Transitional justice has been used in many countries in the wake of dictatorships, genocide, and other atrocities, including in post-apartheid South Africa where a televised truth commission allowed victims and perpetrators come forward to give testimony.

Ms Zappone said we could learn from international best practice and cited the Museums of Memory in Argentina and Chile.

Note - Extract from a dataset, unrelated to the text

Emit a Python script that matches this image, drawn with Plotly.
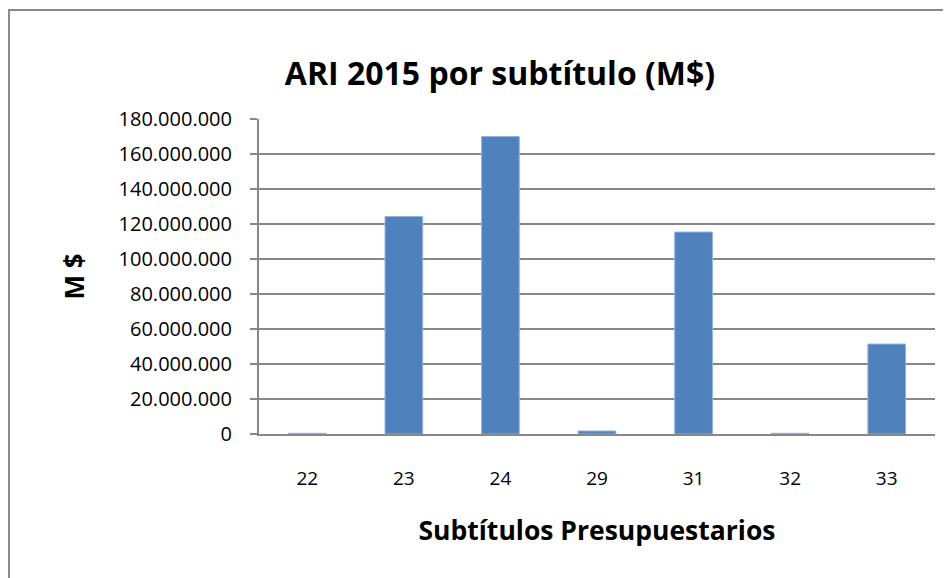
import plotly.graph_objects as go

categories = ["22", "23", "24", "29", "31", "32", "33"]
values = [400000, 124300000, 170000000, 1700000, 115400000, 400000, 51400000]
y_ticks = [0, 20000000, 40000000, 60000000, 80000000, 100000000,
           120000000, 140000000, 160000000, 180000000]

# page body has an 8px margin, so the figure is drawn 8px in and down
OFF = 8
W, H = 951 - OFF, 578 - OFF
L, R, T, B = 259 - OFF, 935 - OFF, 119 - OFF, 434 - OFF
pw, ph = R - L, B - T

fig = go.Figure()
fig.add_trace(go.Bar(
    x=categories, y=values,
    marker=dict(color="#4F81BD", line=dict(color="#8DB3E2", width=1)),
    width=0.39,
))

font_family = "'Open Sans', Lato, sans-serif"
fig.update_layout(
    width=W, height=H,
    margin=dict(l=L, r=W - R, t=T, b=H - B),
    paper_bgcolor="white", plot_bgcolor="white",
    separators=",.",
    showlegend=False,
    title=dict(text="<b>ARI 2015 por subtítulo (M$)</b>",
               x=(500 - OFF) / W, xanchor="center",
               y=1 - (74 - OFF) / H, yanchor="middle",
               font=dict(family=font_family, size=32, color="black")),
    font=dict(family=font_family, color="black"),
)
fig.update_xaxes(
    type="category", categoryorder="array", categoryarray=categories,
    showline=True, linecolor="#878787", linewidth=2,
    ticks="", showgrid=False,
    tickfont=dict(size=19, color="black"),
    ticklabelstandoff=26,
    title=dict(text="<b>Subtítulos Presupuestarios</b>",
               font=dict(size=26.5, color="black"), standoff=32),
)
fig.update_yaxes(
    range=[0, 180000000], tickvals=y_ticks, tickformat=",d",
    showline=True, linecolor="#878787", linewidth=2,
    ticks="outside", ticklen=7, tickcolor="#878787", tickwidth=2,
    showgrid=True, gridcolor="#878787", gridwidth=2,
    zeroline=False,
    tickfont=dict(size=20, color="black"),
    ticklabelstandoff=14,
    title=dict(text="<b>M $</b>", font=dict(size=26, color="black"), standoff=26),
)
fig.add_shape(type="rect", xref="paper", yref="paper",
              x0=(1 - L) / pw, x1=(1200 - L) / pw,
              y0=(B - 800) / ph, y1=(B - 2) / ph,
              line=dict(color="#8a8a8a", width=2), fillcolor="rgba(0,0,0,0)",
              layer="below")
fig.write_html("out.html")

She committed to “do justice not solely through law, but through speaking and listening and through believing with our eyes, our ears what our compatriots tell us”.

Separately, religious orders have been criticised for contributing only 13% of the amount it has cost to operate the child abuse inquiry and redress scheme and to support survivors of residential abuse.

The Comptroller and Auditor General (C&AG) has said 14 properties worth around €20m that were due to be transferred by congregations under the 2002 Indemnity Agreement had not yet been passed on, and that of the €225.6m that had been offered by the religious since the publication of the Ryan Report in 2009, just €83.5m had been paid over.

The chairman of the Dáil’s Public Accounts Committee, Sean Fleming, described the situation as “inexcusable”.

“It is astonishing and inexcusable that six years after the publication of the Ryan report, only €85m of the €226m offer has been received by the State.”

Education Minister Richard Bruton also strongly criticised the Church for failing to meet the 50/50 target between the State and the congregations.

The inquiry, which resulted in the Ryan Report, cost an estimated €82m, versus an initial estimate of €2.5m. The projected cost for the redress scheme was €250m, but it ended up costing an estimated €1.25bn.

The report shows the average settlement secured by the small percentage of survivors who brought cases to court was typically almost double that of the average redress award, at €132,535.

In its recommendations the C&AG said the Department of Education should “actively pursue” the outstanding balance of approximately €21m linked to properties that have yet to be handed over under the terms of the 2002 indemnity deal and that arrangements for transfer of those properties “should be concluded as soon as practicable”.

The Irish Examiner has also learnt that the Department of Education is now considering a permanent exhibition to remember residential institution abuse victims, instead of the memorial recommended in the 2009 Ryan Report.